Crowdsourcing on Mobiles: Reporting the Crisis from Madagascar

(Originally written and posted at

As I write this blog, a potentially violent crisis is emerging in Madagascar, as the military ceded control of the African country to opposition leader Andry Rajoelina today.  Just two hour ago, the US Department of State ordered all non-emergency workers out of the country amidst fears that previous protests from January, where over 100 people were killed, could be re-sparked.

In the initial round of protests on January 26th, when traditional media reports were unavailable to and from many regions, social media played an important role in information relays.  Now, crisis reporting is made even more transparent with an open platform developed by Ushahidi.  Ushahidi (meaning “testimony” in Swahili) was first developed to report on violence during the 2008 Kenyan election, using a collaborative base of citizen journalists to map crisis information and gather insights.  The platform has also been in used in Gaza and Congo.

Here, you can see the Madagascar-specific site, where citizens can check the Google Maps mashup to learn where crises are occurring (and have occurred previously).  They can also view a listing of all reports, submit their own (via internet or mobile) and receive SMS alerts on their mobiles about any developments in their locality. 

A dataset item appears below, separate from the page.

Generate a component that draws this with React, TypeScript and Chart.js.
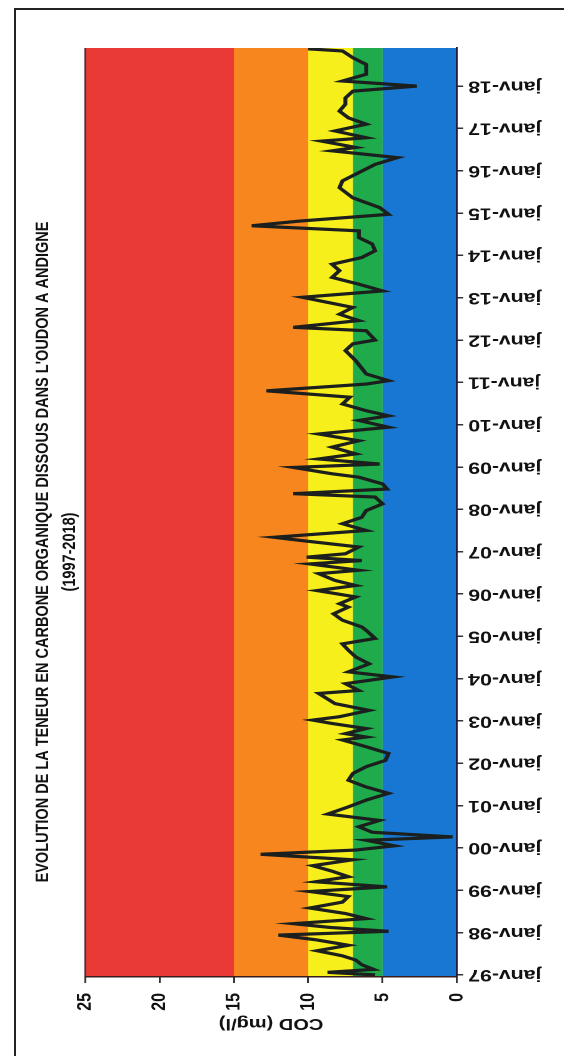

The functionality and ability of citizens to text-in and receive updates (with a proper verification process) can go a long way to reduce harm in crises.  Also, in many of the developing regions where such crises are most prevalent, the mobile is an ideal channel for this information.  At the end of 2007, there were 280 million mobile subscribers in Africa, representing a 30% penetration rate.  In Congo, for instance, there are only 10 000 fixed-line telephones, but over 1 million mobiles.  If you want to read on about mobile penetration in Africa, check out this article that appeared in The Guardian in January.

In a study by the Harvard Humanitarian Initiaitve on last year’s post-election violence in Kenya, Ushahidi’s data was compared to the information released by bloggers and traditional media.  Not only is Ushahidi able to get infomation out quicker, but in many cases, it helped with reporting information that was “off the grid”.  Whereas bloggers and news media often focus on the same areas and echo one another, Ushidi allowed coverage of a much broader area.  Here’s a more in-depth blog from last October that covers this and other findings in more detail.

Twitter, microblogging and citizen journalists may be excellent tools for crisis reporting.  But to take it a step further, platforms like Ushahidi, which can properly aggregate the information and feed it back to those who need it, greatly improves the potential for rapid aid deployment and optimal use of response resources.